Everything I know about modern Mexico I have learned from your posts. They interest me both particularly for their special understanding of a developing economy in a democracy and, more generally, because you note that it is globalisation that has been democratically endorsed in a country with very high levels of absolute and relative poverty, rather than a managed, ameliorative policy towards the economy administered by a 'left' government.

Globalisation is perverse in its effects on political choice in under-developed, developing, and fully developed economies. The first two groups embrace it whenever choice is offered to them; the last defends large sectors of the national economy by various protectionist means. Economic blocks do this too, the EU, the Russian Federation, the USA, while south and southeast Asia tend to favour fast globalisation as, it seems , does Mexico.
Any form of barrier set up against the tide of globalisation is a hidden welfare cost for the nation state (look at the UK) or economic block that erects it. If not met out of direct subsidy from the state budget, then it is a hidden consumer tax. Besides the expenditure on social welfare that appears in the state or block budget, there is a hidden welfare expenditure in the form of protectionism. Financed out of higher prices paid by consumers, this is the ultimate stealth tax that does not go into the state budget but is as if it were paid directly to producers by consumers.

There are high income, highly educated, ostensibly employed, but wholly unproductive welfare beneficiaries of this system who may hold their place in this generation but their children will not because of the anti-capitalist, anti-globalisation results of the political choices made in developed economies to defend privileged interests.

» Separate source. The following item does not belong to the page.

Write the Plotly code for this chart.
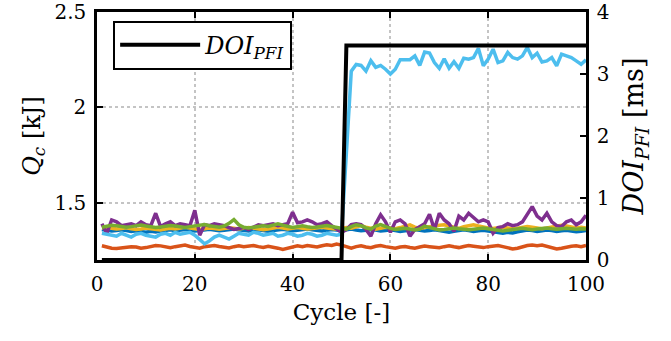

These democratically expressed choices in long-established advanced economies lead to low growth, low investment and widespread immiserization, both relative and absolute in the non-globalised hinterlands of economically developed states.  



Anonymous Anonymous said... 1:58 am

HG - Yes, the fact that a conservative Mexican presidential candidate won an election - with however a slender majority - with a pledge to take Mexico further into the global economy interested me, too.

How did they, brought up on virulent socialism and a grudge mentality (before Prez Fox), get so sophisticated, in six short years?

I suggest the evidence of their own eyes.

The man who sold me my air-conditioning system and who supervised its installation was, in effect, installing a Chinese air-conditioner manufactured in Mexico in a Mexican home owned by an expatriate.

What's not to relate to?

The Mexican voted to continue relate.

Evidence is all around us in the big cities of Mexico. They see that McDonald's, Coca-Cola, Jaguar, BMW, Chrysler, Dodge, Honda, Subaru fuel employment and well-being. (No British retail companies except, surreally, C&A.)

Again, in Wal-Mart as an example, although there are other expat supermarket companies here, where employees get discount cards, which is good, they learn the drill for keeping customers.

The Mexican supermarket chains, which are OK and well-run, copy these techniques in order to survive.

The Mexicans have taken to capitalism like ducks to water.

I ask this genuinely, Hatfield Girl: is this good or are there negative effects? I'm not an economist. What is to be done about those left behind behind ... having migrated on foot to Mexico City and other large cities, swelled their populations and have a negative contribution, who can't read or write and are not numerate and live by begging?

Mexico is powering ahead, with intelligent management, but Obrador's constituency is huge. Of course, he is powerless to force change and as I wrote earlier, he's an Evita Peron. History.  



Anonymous Anonymous said... 11:25 am

You say you're not an economist at your peril on here Verity. Was it City Unslicker, Prague Tory or Croydonian himself who remarked that those without economic understanding are condemned to understand nothing (or words to that effect)? Perhaps it could be said that understanding has an integral economic dimension, then I can slip under the wire.

Is globalisation unstoppable? In any reasonably stable world, yes. Consider that in the last century it took the Russian revolution, the 1929 crash and subsequent Depression,hyperinflation in Germany, the rise of fascism and nationalism, the second world war (and perhaps the first), even to bring the share of world exports on world income down from 8% to 4% and by 1970 it was back where it was in 1914, and has been growing steadily ever since to a current 27% .

I'm taking globalisation as a given.

Is it a good thing? Blair should have said : Distribution, Distribution, Distribution. It's good for efficiency, but the distribution conferred by economic factors is unacceptable to the losers first of all, and then to those who, while gaining, feel they have not gained enough.

Absolute losers are in surprising categories, and gainers (as you have shown) are very quick on the uptake about their current and potential position.

Would you mind if we moved onto a rather more familiar (to me) economy if you wanted to think about this more? I can offer the transition economies of Europe (positively bursting with insights for globalisation and its consequences), or the UK (positively oozing with loathing over the last 10 years of ignorant incompetence and self-seeking, statist damage inflicted on the lives of us all).  



Anonymous Anonymous said... 3:42 pm

HG - Yes, by all means let's widen it to talk about the emerging European economies as well. I know nothing about them, but would be interested in learning something.

In the context of globalisation, I would like to add one thought: Globalisation is a good thing and I look forward to the world enjoying its benefits. But it will only ever be driven by three regions. These are regions with a long history of inventiveness - both in real things, like gun powder and nuclear submarines, etc, and methodology. These regions are, the Anglosphere, China and India.

My grand idea is that Britain, Australia, New Zealand and Canada apply to become states of the United States. This will give us the bulk to counterbalance China and India, both of whom I believe will enjoy a benevolent partnership with us and each other.

Over to you - and anyone else who wants to join in - Hatfield Girl. I'll be interested in your thinking.